La confusión del lenguaje, fruto del orgullo

Quizá las cosas no van viento en popa, en todos los sentidos. Pero siempre queda algo a nuestro alcance para rematar la faena, con garbo y bien. Por lo menos, regatear como hizo Abraham con el Señor.

En los tiempos de Noé, Yahvé  arrasó la tierra con el diluvio debido a la "maldad del hombre", pesaroso de haberlo creado, pues "toda carne tenía una conducta viciosa sobre la tierra".  Así perecieron todos menos Noé, el "único justo",  su familia, y las parejas de animales y de  ganados de cada especie. Al salir del arca, Dios bendijo a Noé y a sus hijos con las mismas palabras del Edén, dichas entonces a Eva y Adán: "Sed fecundos, multiplicaos y llenad la tierra". Entonces, la "fecundidad" se convierte en una nota distintiva de bien para la familia. Es decir, lo múltiple en la unidad. 

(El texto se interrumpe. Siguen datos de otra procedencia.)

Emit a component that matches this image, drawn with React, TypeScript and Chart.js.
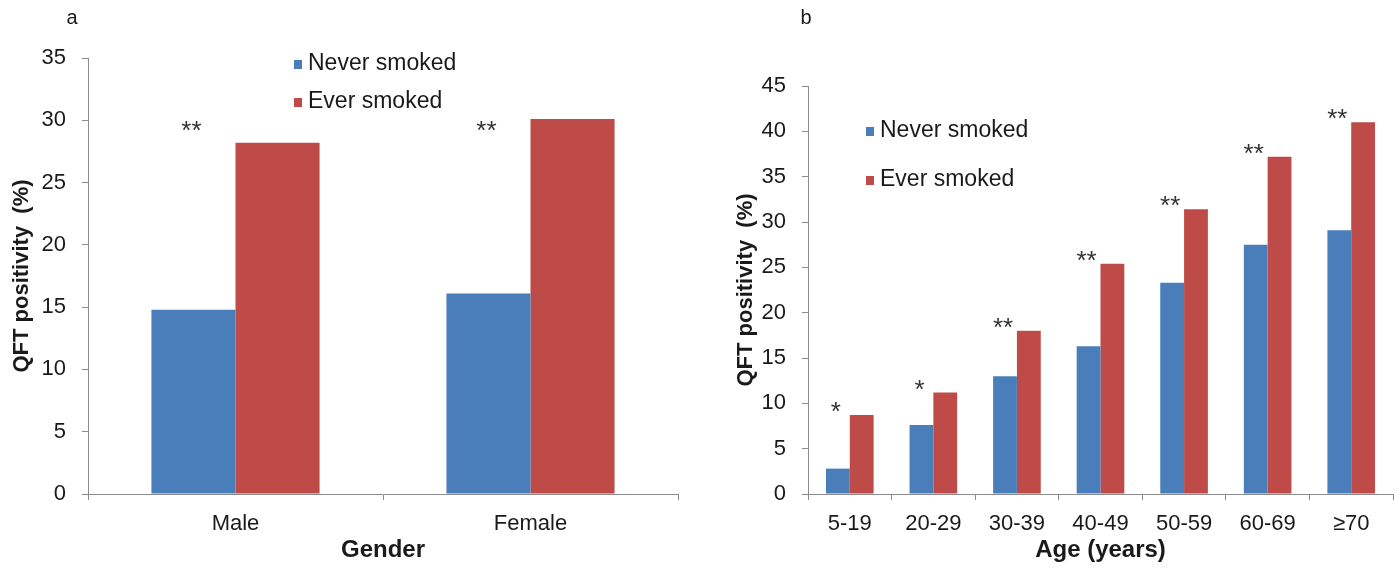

Pero el orgullo hace de las suya, y la empresa de Babel acaba confundiendo  el lenguaje y las palabras de los pueblos  y se produce el "embrollo"  como castigo a quienes antes eran un solo pueblo, aunque disperso,  y se entendían entre sí. Así se disgregaron por toda la tierra quienes habían permanecido relativamente unidos. Deberemos esperar hasta Pentecostés para que las lenguas distintas vuelvan a disfrutar el regalo divino de la unidad en el sentido de los distintos lenguajes.

Luego,  por tercera vez, Yahvé, a partir de Abraham, se quiere formar un nuevo pueblo, y a él "padre de una descendencia", tan numerosa como las estrellas, incontables.  De nuevo, vemos el deseo divino de la "fecundidad", pero "unida" bajo un mismo padre, logrado a partir de una mujer estéril y en su vejez, "porque para Dios no hay imposibles", como le recuerda el ángel a María en el momento de su concepción.

Pero ese pueblo unido dejó de ser fiel y Yahvé se prepara de nuevo para exterminar los  poblados de Gomorra y Sodoma por su "gravísimo pecado", y exigieron a Lot abusar de los hombres hospedados en su casa, dos ángeles.

Abraham desempeña con maestría el papel de negociante frente a la decisión divina de exterminar los poblados. Ante la insistencia de Abraham, Yahvé le concede el perdón a las dos ciudades si encuentra cincuenta justos. La cuenta y el regateo bajan la cifra hasta diez, pero no los había.

Ahora el mundo quizá no se encuentre en una relación más amigable con Dios, su creador. La pregunta, entonces, sería: ¿podemos hacer algo para detener un posible castigo divino? Estamos sin duda en una situación privilegiada respecto a estas narraciones de ayer, por la sencilla razón de que el Salvador se encarnó y ha redimido a su pueblo, a ese nuevo pueblo rescatado con su sangre desde la cruz. Pero suenan voces de separación y de "cisma" en el seno de la Iglesia, como en Babel.

La respuesta es fácil de saber, pero, de nuevo, la "soberbia" puede hacer de las suyas impidiendo el camino de la solución: la unidad. Unidad con la tradición de ese pueblo nacido por el agua del bautismo, cuya cabeza es, y seguirá siendo el Papa, padre de toda esa muchedumbre tan numerosa como el firmamento de una noche estrellada. 

No se puede andar el camino solo, por sendas distintas a las ya probadas por quienes nos han antecedido en el camino al cielo, nuestra única razón y fin de ser. Podríamos también, como Abraham, rogar al Padre de este numeroso pueblo para aplacar su dolor después de haber a todos redimido. Ese dolor es más sentido porque quien antes era "sólo"  creador, ahora, después de su venida,  también es redentor. Luego, mereceríamos un mayor castigo

Debemos encontrar la unidad de sentido, saliendo primero del lenguaje confuso del relativismo. Pues la Iglesia sigue beatificando y canonizando a fieles de nuestro tiempo.